I am running beta 7 of deadline. The deadline server was inadvertently restarted for maintenance while a job was running. The slaves continued to render however when the server came back online about two thirds of the slaves registered as stalled in the monitor and the frames were re-queued. The frames rendering were taking about an hour per frame and all of them were in the middle of process. I am not sure if this is normal behavior. It would be nice if the slaves could re-sync in this instance.
I think this problem can occur if the server is offline for a period of time that is longer than the Number Of Minutes Before an Unresponsive Slave is Marked as Stalled" setting in the Slave Settings in the Repository Options. When the server comes back online, if a housecleaning operation happens right away, it will see that the slaves haven’t updated their state in a while (because they couldn’t connect to the database), and consider them stalled.

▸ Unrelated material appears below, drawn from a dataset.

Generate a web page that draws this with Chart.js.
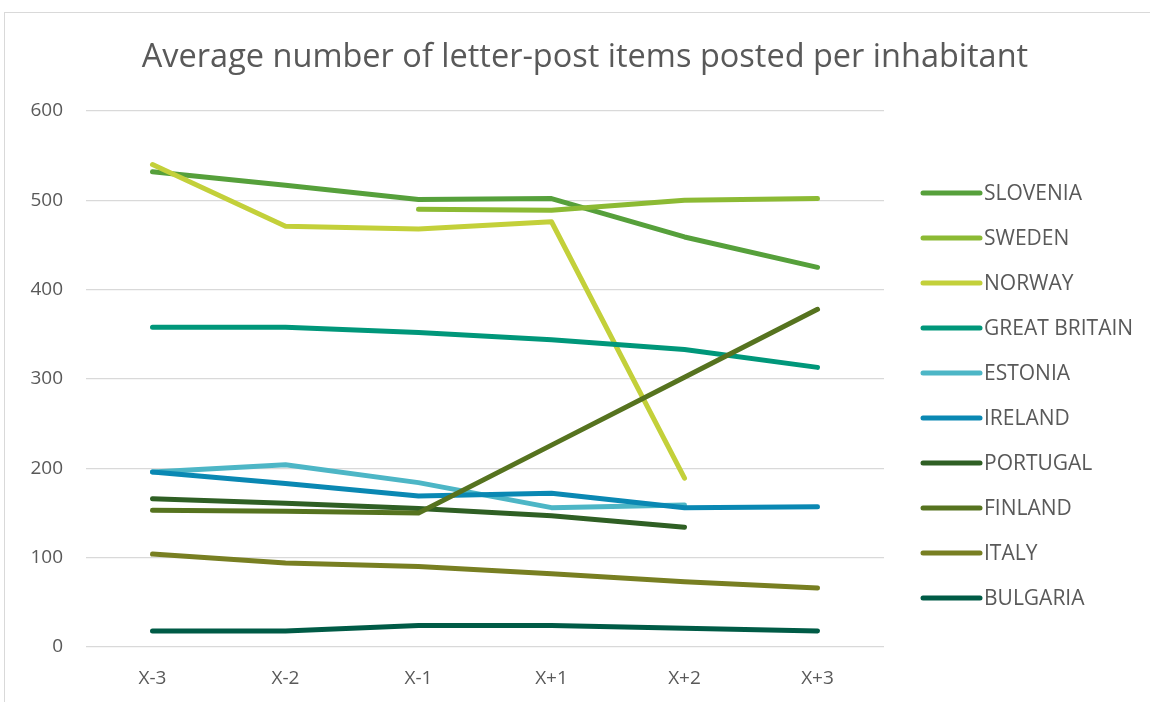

We’re not sure the best way to handle this situation at this stage. One idea might be to not allow an application to perform housecleaning if it was disconnected from the database in the last X minutes. However, that would only really work in full server shutdowns like in your case. It wouldn’t work in partial network failure where some machines could still connect.
Cheers,
Ryan
What if it did a check against the uptime of the mongo db as well? If the uptime is less than the time without updates, it would not consider the slave stalled, till the server’s uptime reaches the stalled threshold?
That would help in this case with the server being shutdown. However, it wouldn’t help in the case of the network going down.